A leaked document has revealed a list of 300 people who have turned down honours over the years. But how does the whole system work? Here is BBC News Online's guide.
Actress Helen Mirren has turned down and accepted an honour
What honours are we talking about?
These are the knighthoods, OBEs and CBEs awarded each New Year and on the Queen's birthday in June.
Are they a new thing?
Nope. Some type of patronage system for monarchs to award honours has been the stuff of scandal for centuries. William the Conqueror sold them openly nearly 1,000 years ago.
What are honours awarded for?
About 3,000 honours are awarded each year for exceptional achievement or service to one of the public services, the arts, sports, industry, science, the media, diplomats and the armed forces.
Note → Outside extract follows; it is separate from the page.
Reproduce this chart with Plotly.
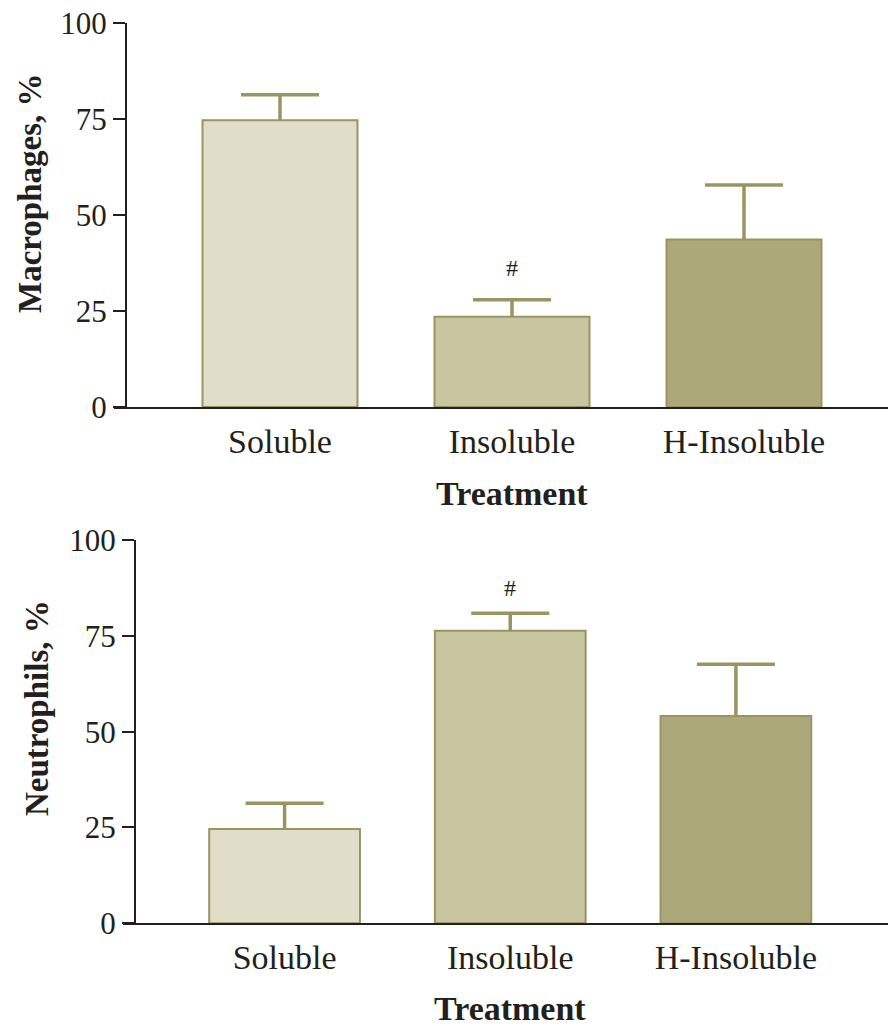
import plotly.graph_objects as go

categories = ["Soluble", "Insoluble", "H-Insoluble"]
macrophages = [74.7, 23.5, 43.6]
macrophages_upper = [81.3, 27.9, 57.8]
neutrophils = [24.6, 76.3, 54.1]
neutrophils_upper = [31.3, 80.9, 67.6]
y_ticks = [0, 25, 50, 75, 100]
fill_colors = ["#E0DEC9", "#C8C5A1", "#ADA87A"]
edge_color = "#9A9460"
ink = "#231F20"
FONT = "Liberation Serif"

fig = go.Figure()

def add_panel(vals, upper, xa, ya):
    # error bars drawn first, then the opaque bars hide the lower part of the stem
    fig.add_trace(go.Bar(
        x=categories, y=vals, xaxis=xa, yaxis=ya, width=0.668,
        marker=dict(color="rgba(0,0,0,0)", line=dict(width=0)),
        error_y=dict(type="data", symmetric=False,
                     array=[u - v for u, v in zip(upper, vals)],
                     arrayminus=[v / 2 for v in vals],
                     color=edge_color, thickness=3.5, width=39),
        showlegend=False, hoverinfo="skip"))
    fig.add_trace(go.Bar(
        x=categories, y=vals, xaxis=xa, yaxis=ya, width=0.668,
        marker=dict(color=fill_colors, line=dict(color=edge_color, width=2)),
        showlegend=False, hoverinfo="skip"))

add_panel(macrophages, macrophages_upper, "x", "y")
add_panel(neutrophils, neutrophils_upper, "x2", "y2")

W, H = 888, 1026

def xaxis(dom_left_px, rng, anchor):
    return dict(domain=[dom_left_px / W, 1], range=rng, type="category",
                anchor=anchor, automargin=False,
                showline=True, linecolor=ink, linewidth=2, ticks="",
                ticklabelstandoff=3, showgrid=False, zeroline=False,
                tickfont=dict(family=FONT, size=34, color=ink), fixedrange=True)

def yaxis(top_px, bot_px, pos_px):
    return dict(domain=[(H - bot_px) / H, (H - top_px) / H], range=[0, 100],
                anchor="free", position=pos_px / W, automargin=False,
                tickvals=y_ticks, ticks="outside", ticklen=12, tickwidth=2,
                tickcolor=ink, showline=True, linecolor=ink, linewidth=2,
                showgrid=False, zeroline=False,
                tickfont=dict(family=FONT, size=31, color=ink), fixedrange=True)

fig.update_layout(
    width=W, height=H, margin=dict(l=0, r=0, t=0, b=0, autoexpand=False),
    paper_bgcolor="white", plot_bgcolor="white", barmode="overlay",
    xaxis=xaxis(114, [-0.7155, 2.6207], "y"),
    yaxis=yaxis(23, 407, 126),
    xaxis2=xaxis(123, [-0.716, 2.674], "y2"),
    yaxis2=yaxis(540, 923.3, 135),
    font=dict(family=FONT, color=ink),
)

annotations = [
    dict(text="<b>Macrophages, %</b>", x=30 / W, y=(H - 193) / H, textangle=-90,
         font=dict(size=33)),
    dict(text="<b>Neutrophils, %</b>", x=37 / W, y=(H - 708) / H, textangle=-90,
         font=dict(size=33)),
    dict(text="<b>Treatment</b>", x=512 / W, y=(H - 493) / H, font=dict(size=34)),
    dict(text="<b>Treatment</b>", x=510 / W, y=(H - 1008) / H, font=dict(size=34)),
]
for a in annotations:
    a.update(xref="paper", yref="paper", showarrow=False, xanchor="center", yanchor="middle")
    a["font"].update(family=FONT, color=ink)
annotations += [
    dict(text="#", x="Insoluble", y=36.2, xref="x", yref="y", showarrow=False,
         font=dict(family=FONT, size=24, color=ink), yanchor="middle"),
    dict(text="#", x="Insoluble", y=87.5, xref="x2", yref="y2", showarrow=False,
         font=dict(family=FONT, size=24, color=ink), yanchor="middle"),
]
fig.update_layout(annotations=annotations)

fig.write_html("out.html")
Are the recipients chosen by the Queen?
As head of state, officially it is said she decides who gets what, but actually the list is presented to her from Downing Street.
How do you get nominated?
Anyone can now nominate anyone else (or even themselves) for an honour. Party political leaders put forward lists.
So who sifts through and chooses recipients?
The Cabinet Office's ceremonial secretariat decide the list. The process by which they do this is shrouded in secrecy but we do know they have an awards committee which sifts the nominations.
Who is on the awards committee?
The names of the people making the choice are a closely guarded secret - but a recent government review revealed its members are 85% male, 96% white, and with an average age of 60.
What happens when they've made their decision?
The list of names goes forward to Downing Street and the recommendations are then passed on to Buckingham Palace.
So secrecy is the order of the day?
Absolutely. Those chosen to get an honour are asked, before the list is published, on a confidential basis, whether they would be willing to accept an honour. Until the leak of the list of 300 refusers it was extremely rare for any of these cases to become known.
Are there plans to change the system?
The latest leak has focused attention on a system which is already in line for change. The government wants to ensure more women and ethnic minorities get honours. There are also calls to change the names to make them less focused on empire.
We are only nine days away from the New Year's honours and then in 2004 we are likely to find out a bit more about how the system works - and possible changes - when MPs on the House of Commons Public Administration Committee get stuck into their inquiry into the whole subject.